* Stated problem *
Up to and including the line with "Sans Condensed', 'DejaVu", write out the listing from its first line, minus the pictures.

* Dataset extract *
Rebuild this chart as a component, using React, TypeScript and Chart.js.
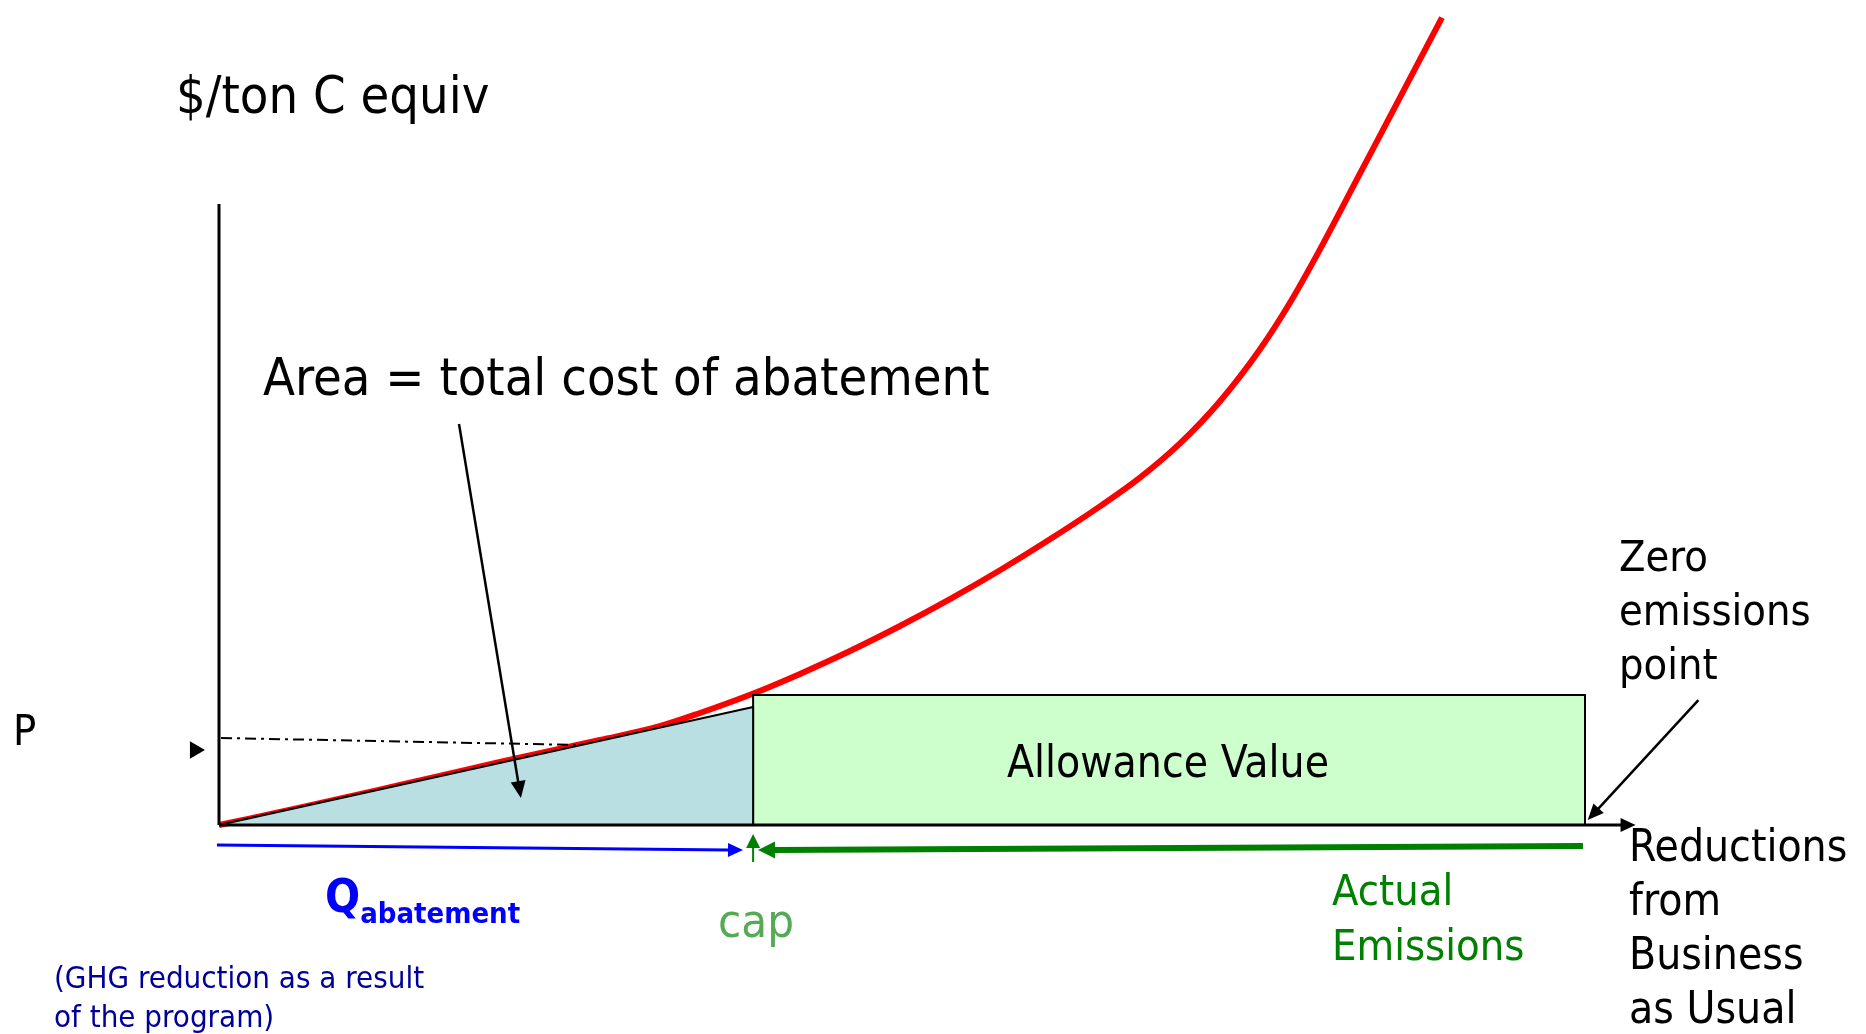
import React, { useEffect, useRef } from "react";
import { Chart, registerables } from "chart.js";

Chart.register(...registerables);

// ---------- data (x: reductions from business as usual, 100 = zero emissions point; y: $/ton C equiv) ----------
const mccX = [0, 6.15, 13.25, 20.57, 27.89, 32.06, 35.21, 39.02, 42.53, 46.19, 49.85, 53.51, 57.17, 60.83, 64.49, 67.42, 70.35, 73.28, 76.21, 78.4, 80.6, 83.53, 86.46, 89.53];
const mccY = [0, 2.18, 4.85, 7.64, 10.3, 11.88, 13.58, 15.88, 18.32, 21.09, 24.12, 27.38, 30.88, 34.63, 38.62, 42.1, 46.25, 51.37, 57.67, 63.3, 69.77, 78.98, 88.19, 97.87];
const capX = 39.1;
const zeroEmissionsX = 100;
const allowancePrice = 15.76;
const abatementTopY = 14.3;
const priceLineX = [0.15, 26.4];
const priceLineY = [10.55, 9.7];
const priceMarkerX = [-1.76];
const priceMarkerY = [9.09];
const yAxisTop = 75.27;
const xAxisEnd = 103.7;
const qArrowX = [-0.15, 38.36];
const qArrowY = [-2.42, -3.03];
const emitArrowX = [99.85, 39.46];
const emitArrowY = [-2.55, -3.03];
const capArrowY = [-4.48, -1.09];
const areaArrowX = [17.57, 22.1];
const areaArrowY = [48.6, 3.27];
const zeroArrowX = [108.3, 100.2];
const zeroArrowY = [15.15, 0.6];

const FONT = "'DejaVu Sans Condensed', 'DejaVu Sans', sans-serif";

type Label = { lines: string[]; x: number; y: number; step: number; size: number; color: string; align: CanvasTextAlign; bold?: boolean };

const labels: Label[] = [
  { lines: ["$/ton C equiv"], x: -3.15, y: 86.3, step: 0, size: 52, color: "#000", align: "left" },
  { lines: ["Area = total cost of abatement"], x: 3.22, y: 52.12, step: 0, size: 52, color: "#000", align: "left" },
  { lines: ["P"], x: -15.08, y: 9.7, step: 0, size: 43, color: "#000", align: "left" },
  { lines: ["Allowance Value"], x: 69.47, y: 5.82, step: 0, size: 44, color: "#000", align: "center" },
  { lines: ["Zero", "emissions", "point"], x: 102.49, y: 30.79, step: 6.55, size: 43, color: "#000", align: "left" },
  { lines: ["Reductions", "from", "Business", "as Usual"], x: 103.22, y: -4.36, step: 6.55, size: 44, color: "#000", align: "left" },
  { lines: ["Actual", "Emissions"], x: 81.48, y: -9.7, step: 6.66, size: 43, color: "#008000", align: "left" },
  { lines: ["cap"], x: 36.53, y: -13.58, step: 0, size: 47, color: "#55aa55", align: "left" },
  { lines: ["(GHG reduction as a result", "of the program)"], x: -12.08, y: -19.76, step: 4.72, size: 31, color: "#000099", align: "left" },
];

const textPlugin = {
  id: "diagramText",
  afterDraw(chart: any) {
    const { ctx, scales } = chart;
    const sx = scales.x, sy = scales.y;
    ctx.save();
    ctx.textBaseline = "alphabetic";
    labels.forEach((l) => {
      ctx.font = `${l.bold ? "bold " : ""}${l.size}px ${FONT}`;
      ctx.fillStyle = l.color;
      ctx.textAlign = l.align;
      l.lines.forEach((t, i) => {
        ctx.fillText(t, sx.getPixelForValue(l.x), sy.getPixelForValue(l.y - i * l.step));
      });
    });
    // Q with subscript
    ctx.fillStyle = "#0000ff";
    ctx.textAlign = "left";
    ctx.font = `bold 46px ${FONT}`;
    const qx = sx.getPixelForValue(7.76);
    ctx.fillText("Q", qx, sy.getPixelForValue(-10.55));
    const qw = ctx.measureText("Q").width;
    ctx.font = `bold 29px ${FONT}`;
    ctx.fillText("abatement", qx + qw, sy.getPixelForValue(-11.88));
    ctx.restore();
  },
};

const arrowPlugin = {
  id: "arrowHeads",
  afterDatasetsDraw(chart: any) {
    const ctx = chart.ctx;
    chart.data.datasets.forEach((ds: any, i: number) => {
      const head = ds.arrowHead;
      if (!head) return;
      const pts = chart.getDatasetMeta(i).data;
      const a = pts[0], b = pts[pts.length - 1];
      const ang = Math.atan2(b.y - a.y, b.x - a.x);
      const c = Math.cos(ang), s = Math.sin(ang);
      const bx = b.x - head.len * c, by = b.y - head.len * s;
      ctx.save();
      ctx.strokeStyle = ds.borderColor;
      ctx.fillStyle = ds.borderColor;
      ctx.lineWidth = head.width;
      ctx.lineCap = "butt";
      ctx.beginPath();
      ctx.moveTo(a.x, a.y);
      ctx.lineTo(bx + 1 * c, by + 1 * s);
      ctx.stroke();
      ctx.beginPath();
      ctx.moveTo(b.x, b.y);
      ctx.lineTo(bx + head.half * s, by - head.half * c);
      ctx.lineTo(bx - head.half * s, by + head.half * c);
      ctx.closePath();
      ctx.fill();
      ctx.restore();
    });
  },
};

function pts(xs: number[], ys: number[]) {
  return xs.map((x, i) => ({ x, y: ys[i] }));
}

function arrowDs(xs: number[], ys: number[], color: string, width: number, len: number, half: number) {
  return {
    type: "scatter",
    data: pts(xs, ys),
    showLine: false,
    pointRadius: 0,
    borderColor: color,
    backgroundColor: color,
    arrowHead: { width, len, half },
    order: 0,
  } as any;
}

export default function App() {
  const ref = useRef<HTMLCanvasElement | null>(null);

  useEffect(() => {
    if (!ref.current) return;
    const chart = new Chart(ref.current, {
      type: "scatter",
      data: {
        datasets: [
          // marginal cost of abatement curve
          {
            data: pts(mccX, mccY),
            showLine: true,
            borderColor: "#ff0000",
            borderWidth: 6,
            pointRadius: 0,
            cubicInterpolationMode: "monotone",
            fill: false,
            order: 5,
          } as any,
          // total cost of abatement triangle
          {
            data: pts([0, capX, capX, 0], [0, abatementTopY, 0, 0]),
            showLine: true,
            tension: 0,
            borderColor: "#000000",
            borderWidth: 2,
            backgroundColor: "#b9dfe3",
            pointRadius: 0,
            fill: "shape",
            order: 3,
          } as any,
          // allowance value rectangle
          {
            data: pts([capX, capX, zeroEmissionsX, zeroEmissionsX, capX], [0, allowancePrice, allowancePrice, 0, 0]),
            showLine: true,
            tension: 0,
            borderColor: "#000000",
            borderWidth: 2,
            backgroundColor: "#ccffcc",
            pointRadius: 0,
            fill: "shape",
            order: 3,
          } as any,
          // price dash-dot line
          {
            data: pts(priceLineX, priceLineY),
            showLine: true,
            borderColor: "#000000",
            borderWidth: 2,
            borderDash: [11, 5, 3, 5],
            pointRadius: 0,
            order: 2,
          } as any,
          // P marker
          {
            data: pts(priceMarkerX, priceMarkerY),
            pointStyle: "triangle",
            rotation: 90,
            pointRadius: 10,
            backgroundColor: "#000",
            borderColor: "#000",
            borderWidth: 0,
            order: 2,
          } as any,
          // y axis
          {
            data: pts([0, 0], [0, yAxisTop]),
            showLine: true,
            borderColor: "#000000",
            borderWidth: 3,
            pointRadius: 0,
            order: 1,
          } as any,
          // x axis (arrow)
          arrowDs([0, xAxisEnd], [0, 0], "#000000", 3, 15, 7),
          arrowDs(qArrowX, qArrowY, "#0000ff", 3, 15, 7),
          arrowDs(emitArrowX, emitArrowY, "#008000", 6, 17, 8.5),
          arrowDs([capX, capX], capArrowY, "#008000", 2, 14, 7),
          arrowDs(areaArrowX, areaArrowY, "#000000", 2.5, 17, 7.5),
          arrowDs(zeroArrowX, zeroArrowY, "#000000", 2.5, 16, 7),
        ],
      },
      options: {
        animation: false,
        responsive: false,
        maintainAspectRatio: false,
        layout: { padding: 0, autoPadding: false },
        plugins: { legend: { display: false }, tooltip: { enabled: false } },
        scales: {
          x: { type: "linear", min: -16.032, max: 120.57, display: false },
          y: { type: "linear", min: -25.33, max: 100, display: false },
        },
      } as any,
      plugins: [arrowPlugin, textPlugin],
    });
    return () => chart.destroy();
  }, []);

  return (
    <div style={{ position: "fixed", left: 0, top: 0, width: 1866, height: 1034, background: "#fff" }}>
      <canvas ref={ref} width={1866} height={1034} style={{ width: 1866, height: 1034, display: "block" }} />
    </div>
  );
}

* Task response *
Rebuild this chart as a component, using React, TypeScript and Chart.js.
import React, { useEffect, useRef } from "react";
import { Chart, registerables } from "chart.js";

Chart.register(...registerables);

// ---------- data (x: reductions from business as usual, 100 = zero emissions point; y: $/ton C equiv) ----------
const mccX = [0, 6.15, 13.25, 20.57, 27.89, 32.06, 35.21, 39.02, 42.53, 46.19, 49.85, 53.51, 57.17, 60.83, 64.49, 67.42, 70.35, 73.28, 76.21, 78.4, 80.6, 83.53, 86.46, 89.53];
const mccY = [0, 2.18, 4.85, 7.64, 10.3, 11.88, 13.58, 15.88, 18.32, 21.09, 24.12, 27.38, 30.88, 34.63, 38.62, 42.1, 46.25, 51.37, 57.67, 63.3, 69.77, 78.98, 88.19, 97.87];
const capX = 39.1;
const zeroEmissionsX = 100;
const allowancePrice = 15.76;
const abatementTopY = 14.3;
const priceLineX = [0.15, 26.4];
const priceLineY = [10.55, 9.7];
const priceMarkerX = [-1.76];
const priceMarkerY = [9.09];
const yAxisTop = 75.27;
const xAxisEnd = 103.7;
const qArrowX = [-0.15, 38.36];
const qArrowY = [-2.42, -3.03];
const emitArrowX = [99.85, 39.46];
const emitArrowY = [-2.55, -3.03];
const capArrowY = [-4.48, -1.09];
const areaArrowX = [17.57, 22.1];
const areaArrowY = [48.6, 3.27];
const zeroArrowX = [108.3, 100.2];
const zeroArrowY = [15.15, 0.6];

const FONT = "'DejaVu Sans Condensed', 'DejaVu Sans', sans-serif";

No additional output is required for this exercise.